Overnutrition and physical inactivity promote the accumulation of sphingolipids such as ceramides which block insulin signaling and anabolic metabolism. Implementation of pharmacological or genetic interventions to reduce sphingolipid levels in rodents prevents or reverses an impressive array of metabolic pathologies (e.g. insulin resistance, diabetes, steatohepatitis, hypertension, cardiomyopathy, and atherosclerosis). To elucidate the tissue-specific mechanisms through which ceramides contribute to these diseases, we have produced mice allowing for the conditional, cell-type restricted ablation of enzymes required for ceramide biosynthesis or degradation (i.e. serine palmitoyltransferase and dihydroceramide desaturases-1) or degradation (i.e. acid ceramidase).
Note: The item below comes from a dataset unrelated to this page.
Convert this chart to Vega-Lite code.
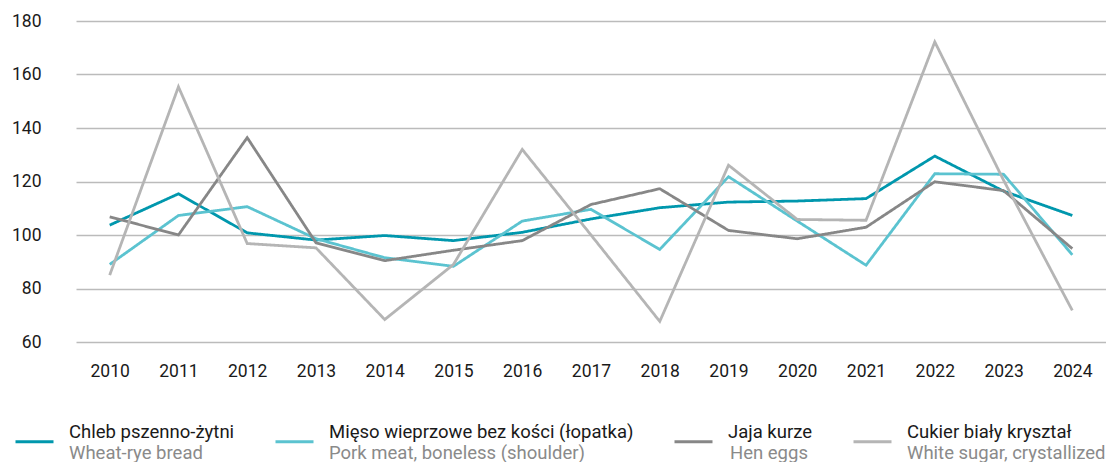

We will apply these tools to dissect the regulatory mechanisms controlling ceramide synthesis and action in skeletal muscle.
Aims of the project include the following: ? To use these novel mouse models to evaluate the effect of muscle-specific ceramide depletion or induction on insulin sensitivity, muscle growth, and genomic/proteomic signatures under conditions of overnutrition and inactivity. ? To apply a ceramide flux assay in isolated human myotubes to identify the regulatory mechanisms that influence rates of ceramide biosynthesis; and, ? To determine the efficacy of a new class of inhibitors of dihydroceramide desaturases-1, our preferred target in the ceramide synthesis pathway, as therapeutics that improve muscle insulin sensitivity and prevent muscle loss in rodents. Findings obtained from these studies could uncover new nutrient-sensing machinery that modulates insulin sensitivity and muscle growth. Moreover, the translational component could lead to new pharmacological approaches for improving muscle health.
Ceramides are fat metabolites that accumulate in individuals susceptible to diabetes and heart disease. Herein we investigate their contribution to disease pathology by dissecting their impact on the ability of the body to store and burn nutrients in muscle tissue. The work could uncover new therapeutic approaches for combating diseases associated with obesity.